With the enactment of UPMIFA (Uniform Prudent Management Institutional Funds Act) in Maryland, the concept of historic dollar value has been eliminated. Spending from endowments is now subject to a rule of prudence, keeping the following guidelines in mind: (UPMIFA Guidelines)
- The duration and preservation of the endowment fund
- The purposes of the Institution and the endowment fund
- The general economic conditions
- The possible effect of inflation or deflation
- The expected total return from income and the appreciation of investments
- Other resources of the Institution
- The USMF Investment Policy
While spending from funds previously considered underwater (the fair market value is less than the historic dollar value) is not prohibited under UPMIFA as it was under previous law (UMIFA), the Foundation is nonetheless required to adopt a prudent spending policy, keeping the UPMIFA Guidelines in mind. To that end, there should be no funds appropriated for expenditure from underwater funds except where the institution makes a specific request and that request is supported by an acceptable justification and documentation using the UPMIFA Guidelines, an attempt has been made to secure the donor’s consent to the expenditure, and the President of the institution benefitting from the fund requests the expenditure in writing.
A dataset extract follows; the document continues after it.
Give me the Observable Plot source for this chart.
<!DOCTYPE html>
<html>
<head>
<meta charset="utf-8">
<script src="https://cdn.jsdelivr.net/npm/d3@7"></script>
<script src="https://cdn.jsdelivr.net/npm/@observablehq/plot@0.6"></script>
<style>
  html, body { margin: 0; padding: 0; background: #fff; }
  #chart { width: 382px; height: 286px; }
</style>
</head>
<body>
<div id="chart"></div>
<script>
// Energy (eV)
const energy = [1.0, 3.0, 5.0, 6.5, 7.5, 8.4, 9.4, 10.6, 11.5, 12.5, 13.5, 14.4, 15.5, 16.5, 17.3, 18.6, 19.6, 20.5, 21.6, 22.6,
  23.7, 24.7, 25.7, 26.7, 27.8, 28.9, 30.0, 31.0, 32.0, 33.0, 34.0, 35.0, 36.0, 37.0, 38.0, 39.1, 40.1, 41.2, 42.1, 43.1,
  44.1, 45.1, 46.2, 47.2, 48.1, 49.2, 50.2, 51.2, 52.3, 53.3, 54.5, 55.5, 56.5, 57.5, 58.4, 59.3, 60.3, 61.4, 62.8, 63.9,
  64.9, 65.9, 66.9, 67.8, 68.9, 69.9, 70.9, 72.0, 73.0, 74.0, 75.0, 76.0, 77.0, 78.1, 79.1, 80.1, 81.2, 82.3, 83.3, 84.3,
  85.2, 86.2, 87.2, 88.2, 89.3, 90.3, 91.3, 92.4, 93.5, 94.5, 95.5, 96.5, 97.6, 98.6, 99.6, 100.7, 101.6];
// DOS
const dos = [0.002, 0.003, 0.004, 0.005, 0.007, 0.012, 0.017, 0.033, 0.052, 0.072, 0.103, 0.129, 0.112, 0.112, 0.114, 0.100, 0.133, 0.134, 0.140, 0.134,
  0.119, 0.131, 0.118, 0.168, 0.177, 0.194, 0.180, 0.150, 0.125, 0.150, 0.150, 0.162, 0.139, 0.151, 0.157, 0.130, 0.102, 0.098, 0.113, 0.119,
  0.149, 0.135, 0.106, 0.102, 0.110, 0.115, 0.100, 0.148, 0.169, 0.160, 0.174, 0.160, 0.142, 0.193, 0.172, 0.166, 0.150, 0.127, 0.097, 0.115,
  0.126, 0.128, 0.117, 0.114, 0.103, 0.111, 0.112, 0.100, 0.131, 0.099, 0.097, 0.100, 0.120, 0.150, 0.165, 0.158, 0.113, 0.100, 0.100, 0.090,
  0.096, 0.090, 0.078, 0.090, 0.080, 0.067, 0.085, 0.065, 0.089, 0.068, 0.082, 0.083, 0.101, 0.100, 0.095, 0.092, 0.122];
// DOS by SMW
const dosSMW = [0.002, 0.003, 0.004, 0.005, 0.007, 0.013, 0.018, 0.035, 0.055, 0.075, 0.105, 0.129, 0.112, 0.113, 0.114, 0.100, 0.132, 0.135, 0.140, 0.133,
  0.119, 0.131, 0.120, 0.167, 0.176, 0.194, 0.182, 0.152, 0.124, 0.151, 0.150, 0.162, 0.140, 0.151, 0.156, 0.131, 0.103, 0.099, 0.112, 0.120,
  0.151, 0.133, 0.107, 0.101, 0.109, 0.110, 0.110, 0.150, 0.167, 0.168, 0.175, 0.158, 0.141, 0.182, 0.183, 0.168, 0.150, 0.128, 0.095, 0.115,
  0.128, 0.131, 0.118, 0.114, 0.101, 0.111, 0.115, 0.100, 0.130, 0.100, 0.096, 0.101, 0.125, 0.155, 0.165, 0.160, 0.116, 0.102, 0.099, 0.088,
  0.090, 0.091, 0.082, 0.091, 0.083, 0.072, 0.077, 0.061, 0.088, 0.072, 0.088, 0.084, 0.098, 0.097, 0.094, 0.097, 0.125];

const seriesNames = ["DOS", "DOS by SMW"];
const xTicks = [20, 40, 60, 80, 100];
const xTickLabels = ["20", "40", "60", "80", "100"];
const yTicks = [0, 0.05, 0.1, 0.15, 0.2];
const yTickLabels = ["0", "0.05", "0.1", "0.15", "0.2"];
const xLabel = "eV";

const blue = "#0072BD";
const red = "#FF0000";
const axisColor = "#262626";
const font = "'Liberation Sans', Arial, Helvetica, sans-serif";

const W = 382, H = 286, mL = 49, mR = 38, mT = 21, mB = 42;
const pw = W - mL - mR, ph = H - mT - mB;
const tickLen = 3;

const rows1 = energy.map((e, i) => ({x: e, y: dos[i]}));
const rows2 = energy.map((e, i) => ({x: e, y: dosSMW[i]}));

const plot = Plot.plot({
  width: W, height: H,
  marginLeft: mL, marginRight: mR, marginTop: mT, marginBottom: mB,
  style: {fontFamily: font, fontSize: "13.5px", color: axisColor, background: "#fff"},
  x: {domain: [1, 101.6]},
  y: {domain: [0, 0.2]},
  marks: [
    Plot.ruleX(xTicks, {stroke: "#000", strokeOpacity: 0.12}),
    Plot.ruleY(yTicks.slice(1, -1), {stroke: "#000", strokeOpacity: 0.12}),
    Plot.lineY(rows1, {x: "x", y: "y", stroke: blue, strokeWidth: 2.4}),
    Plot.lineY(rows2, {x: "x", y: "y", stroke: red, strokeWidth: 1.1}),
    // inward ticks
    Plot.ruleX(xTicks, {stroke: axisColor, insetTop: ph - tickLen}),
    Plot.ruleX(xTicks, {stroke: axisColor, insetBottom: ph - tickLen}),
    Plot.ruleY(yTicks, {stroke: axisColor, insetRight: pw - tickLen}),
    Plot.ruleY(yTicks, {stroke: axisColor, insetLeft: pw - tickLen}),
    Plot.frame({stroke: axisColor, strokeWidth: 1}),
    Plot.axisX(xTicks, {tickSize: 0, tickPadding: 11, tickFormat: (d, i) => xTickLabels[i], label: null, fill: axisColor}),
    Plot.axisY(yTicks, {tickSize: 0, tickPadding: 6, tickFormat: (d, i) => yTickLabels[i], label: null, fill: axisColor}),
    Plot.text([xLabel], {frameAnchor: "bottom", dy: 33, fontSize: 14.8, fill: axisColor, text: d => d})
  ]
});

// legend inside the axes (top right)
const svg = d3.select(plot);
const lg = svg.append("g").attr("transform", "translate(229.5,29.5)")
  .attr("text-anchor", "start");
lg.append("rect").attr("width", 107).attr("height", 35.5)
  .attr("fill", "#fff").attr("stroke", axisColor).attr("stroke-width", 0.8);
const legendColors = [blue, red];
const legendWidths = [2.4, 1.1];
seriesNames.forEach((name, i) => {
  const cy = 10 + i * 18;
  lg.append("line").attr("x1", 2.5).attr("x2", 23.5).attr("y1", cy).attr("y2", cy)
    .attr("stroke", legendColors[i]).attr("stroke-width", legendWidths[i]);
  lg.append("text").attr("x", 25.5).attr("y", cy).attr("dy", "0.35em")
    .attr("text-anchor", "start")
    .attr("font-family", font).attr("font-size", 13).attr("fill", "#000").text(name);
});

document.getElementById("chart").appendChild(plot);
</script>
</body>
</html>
Requests shall be submitted first to the Spending Policy Committee, which will make a recommendation to the Executive Committee. The Executive Committee shall, in making its determination, include all documentation submitted in support of the request as an attachment to the minutes. In no event will funds be appropriated for expenditure from an underwater fund where the donor has expressed a contrary intent in the gift agreement or other relevant documents.
UPMIFA, as adopted in Maryland, contains the following provisions:
Estates and Trusts Section 15-403 (d) (2) and (3):
(2) The appropriation for expenditure for expenditure in any year of an amount greater than 7 percent of the fair market value of an endowment fund creates a rebuttable presumption of imprudence.
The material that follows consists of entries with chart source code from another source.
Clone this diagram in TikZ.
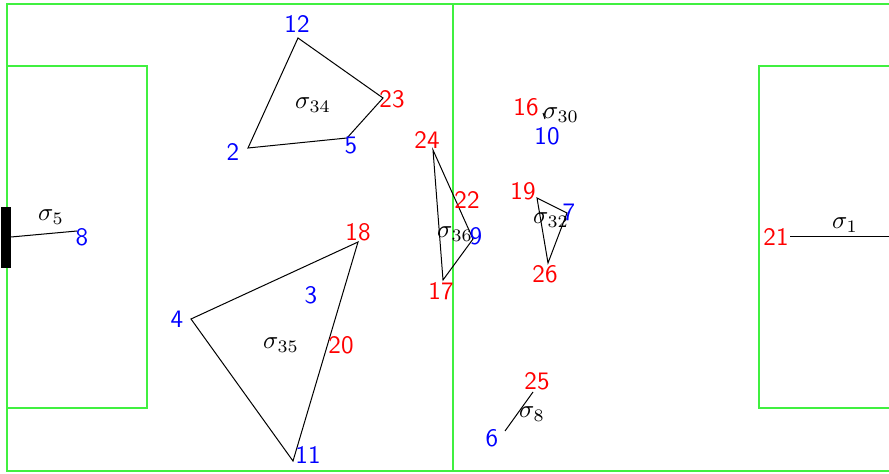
\documentclass[tikz,border=0pt]{standalone}
\usetikzlibrary{positioning}
\definecolor{pitchgreen}{HTML}{40F040}

\begin{document}
\begin{tikzpicture}[
    x=0.14mm, y=-0.14mm,
    every node/.style={inner sep=0pt},
    pitch/.style={draw=pitchgreen, line width=0.45pt},
    edge/.style={draw=black, line width=0.4pt},
    home/.style={font=\sffamily, text=blue},
    away/.style={font=\sffamily, text=red},
    simplex/.style={font=\normalsize}
]
    \clip (0,0) rectangle (889,474);

    % Pitch
    \draw[pitch] (7,4) rectangle (899,471);
    \draw[pitch] (453,4) -- (453,471);
    \draw[pitch] (7,66) rectangle (147,408);
    \draw[pitch] (759,66) rectangle (899,408);
    \fill[black] (1,207) rectangle (11,268);

    % Vertices
    \coordinate (goal) at (11,237);
    \coordinate (p8) at (77,231);
    \coordinate (p12) at (298,38);
    \coordinate (p23) at (383,98);
    \coordinate (p5) at (347,138);
    \coordinate (p2) at (248,148);
    \coordinate (p18) at (358,242);
    \coordinate (p4) at (191,319);
    \coordinate (p11) at (293,461);
    \coordinate (p24) at (433,150);
    \coordinate (p9) at (473,239);
    \coordinate (p17) at (443,280);
    \coordinate (p16) at (543,113);
    \coordinate (p10) at (545,119);
    \coordinate (p19) at (537,198);
    \coordinate (p7) at (567,213);
    \coordinate (p26) at (548,263);
    \coordinate (p25) at (533,392);
    \coordinate (p6) at (505,431);
    \coordinate (p21) at (790,237);
    \coordinate (right) at (889,237);

    % Simplices
    \draw[edge] (goal) -- (p8);
    \draw[edge] (p12) -- (p23) -- (p5) -- (p2) -- cycle;
    \draw[edge] (p18) -- (p4) -- (p11) -- cycle;
    \draw[edge] (p24) -- (p9) -- (p17) -- cycle;
    \draw[edge] (p16) -- (p10);
    \draw[edge] (p19) -- (p7) -- (p26) -- cycle;
    \draw[edge] (p25) -- (p6);
    \draw[edge] (p21) -- (right);

    % Player labels
    \node[home] (n8) at (82,237) {8};
    \node[home] (n12) at (297,24) {12};
    \node[away] (n23) at (392,99) {23};
    \node[home] (n5) at (351,146) {5};
    \node[home] (n2) at (233,152) {2};
    \node[away] (n18) at (358,232) {18};
    \node[home] (n4) at (177,319) {4};
    \node[home] (n11) at (308,455) {11};
    \node[away] (n20) at (341,345) {20};
    \node[home] (n3) at (311,295) {3};
    \node[away] (n24) at (427,140) {24};
    \node[away] (n22) at (467,200) {22};
    \node[home] (n9) at (476,236) {9};
    \node[away] (n17) at (441,291) {17};
    \node[away] (n16) at (526,107) {16};
    \node[home] (n10) at (547,136) {10};
    \node[away] (n19) at (523,191) {19};
    \node[home] (n7) at (569,212) {7};
    \node[away] (n26) at (545,274) {26};
    \node[away] (n25) at (537,381) {25};
    \node[home] (n6) at (492,438) {6};
    \node[away] (n21) at (776,237) {21};

    % Simplex labels
    \node[simplex] (s5) at (51,217) {$\sigma_5$};
    \node[simplex] (s34) at (313,105) {$\sigma_{34}$};
    \node[simplex] (s35) at (281,345) {$\sigma_{35}$};
    \node[simplex] (s36) at (455,234) {$\sigma_{36}$};
    \node[simplex] (s30) at (561,115) {$\sigma_{30}$};
    \node[simplex] (s32) at (551,220) {$\sigma_{32}$};
    \node[simplex] (s8) at (532,414) {$\sigma_8$};
    \node[simplex] (s1) at (845,225) {$\sigma_1$};
\end{tikzpicture}
\end{document}
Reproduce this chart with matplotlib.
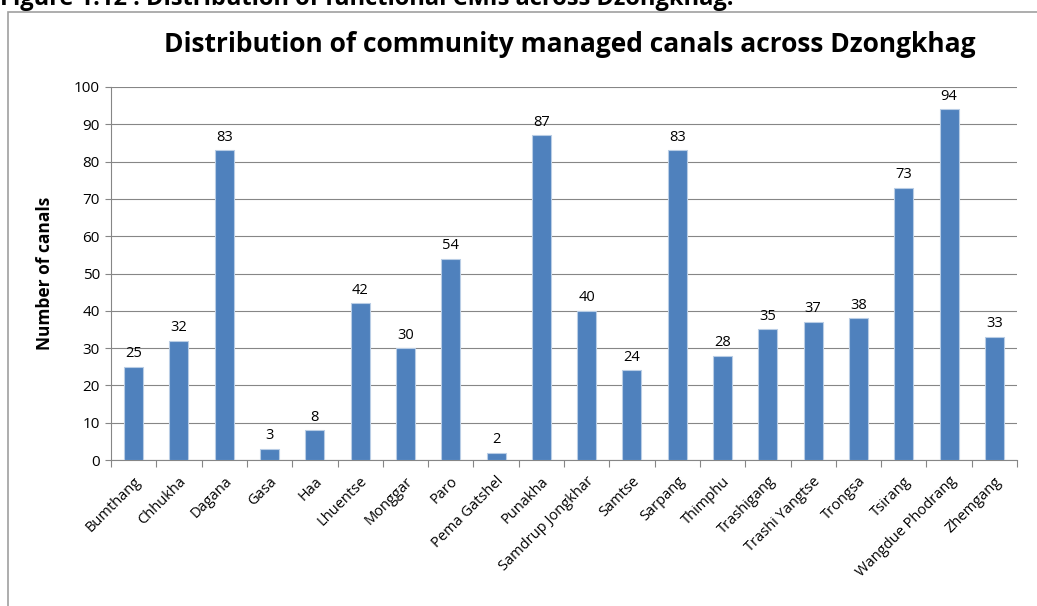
import numpy as np
import matplotlib.pyplot as plt
from matplotlib.patches import Rectangle

# Данные
districts = ['Bumthang', 'Chhukha', 'Dagana', 'Gasa', 'Haa', 'Lhuentse', 'Monggar',
             'Paro', 'Pema Gatshel', 'Punakha', 'Samdrup Jongkhar', 'Samtse', 'Sarpang',
             'Thimphu', 'Trashigang', 'Trashi Yangtse', 'Trongsa', 'Tsirang',
             'Wangdue Phodrang', 'Zhemgang']
canals = [25, 32, 83, 3, 8, 42, 30, 54, 2, 87, 40, 24, 83, 28, 35, 37, 38, 73, 94, 33]

plt.rcParams['font.family'] = ['Open Sans', 'DejaVu Sans']

fig = plt.figure(figsize=(10.37, 6.06), dpi=100)
W, H = 1037, 606
ax = fig.add_axes([111 / W, 1 - 460 / H, (1017 - 111) / W, (460 - 87) / H])

# Рамка и подпись рисунка
fig.patches.append(Rectangle((8 / W, -0.1), 1.2, 1 - 12 / H + 0.1, transform=fig.transFigure,
                             fill=False, edgecolor='#a0a0a0', linewidth=1.2))
fig.text(0.0, 1 - 5 / H, 'Figure 1.12 : Distribution of functional CMIs across Dzongkhag.',
         fontsize=17, fontweight='bold', va='baseline', ha='left')

x = np.arange(len(districts))
ax.bar(x, canals, width=0.42, color='#4f81bd', edgecolor='#b9cde5', linewidth=0.8, zorder=3)
for xi, v in zip(x, canals):
    ax.text(xi, v + 1.5, str(v), ha='center', va='bottom', fontsize=10.5)

ax.set_xlim(-0.5, len(districts) - 0.5)
ax.set_ylim(0, 100)
ax.set_yticks(range(0, 101, 10))
ax.tick_params(axis='y', labelsize=11, length=4, color='#868686', pad=4)
ax.grid(axis='y', color='#868686', linewidth=0.8, zorder=0)

ax.set_xticks(np.arange(-0.5, len(districts), 1), minor=False)
ax.set_xticklabels([])
ax.set_xticks(x, minor=True)
ax.set_xticklabels(districts, minor=True, rotation=45, ha='right', rotation_mode='anchor', fontsize=10.5)
ax.tick_params(axis='x', which='major', length=5, color='#868686')
ax.tick_params(axis='x', which='minor', length=0, pad=10)

for s in ['top', 'right']:
    ax.spines[s].set_visible(False)
for s in ['left', 'bottom']:
    ax.spines[s].set_color('#868686')

ax.set_ylabel('Number of canals', fontsize=12.5, fontweight='bold', labelpad=14)
fig.text(570 / W, 1 - 45 / H, 'Distribution of community managed canals across Dzongkhag',
         fontsize=19, fontweight='bold', ha='center', va='center')

fig.savefig('out.png', dpi=100)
(3) The institution shall notify the Attorney General of the appropriation for expenditure in any year of an amount greater than 7 percent of the fair market value of an endowment fund.
For purposes of the above referenced provision, an appropriation for expenditure does not include carryover funds, i.e., spendable income which remains unspent at the end of the fiscal year and is carried over to the following fiscal year.
In general, the spending guidelines of UPMIFA and the Spending Rate determined by this Policy apply only in cases where the donor has not expressed a contrary intent in the gift agreement or other relevant documents.
Unrestricted assets of the Foundation will not be used to supplement spendable income from underwater funds.
The Spending Policy is reviewed annually to consider if appropriate adjustment is necessary.
Approved by the Executive Committee February 3, 2012, and amended from time to time.
MARKET VALUE: Current market price of the portfolio using the individual security prices when available, as indicated by the latest trade record or the values as provided by investment managers when those investments do not have readily determined current values. The value of the total fund includes receipts, disbursements, interest, dividends, realized gains or losses and unrealized gains or losses.
UNIT VALUE: The standard of measurement for the endowment fund. The value of one unit was established in 1985 at $10.00. Current unit value is calculated by dividing the total market value by the number of outstanding units. New funds and earnings deposited in each account purchase units at the current value. Therefore, each fund owns a specific # of units. All disbursements are based on unit value.
UNDERWATER FUND: A Fund with the fair market value that is less than the sum of the initial gift amount plus any additional gifts the donor contributes.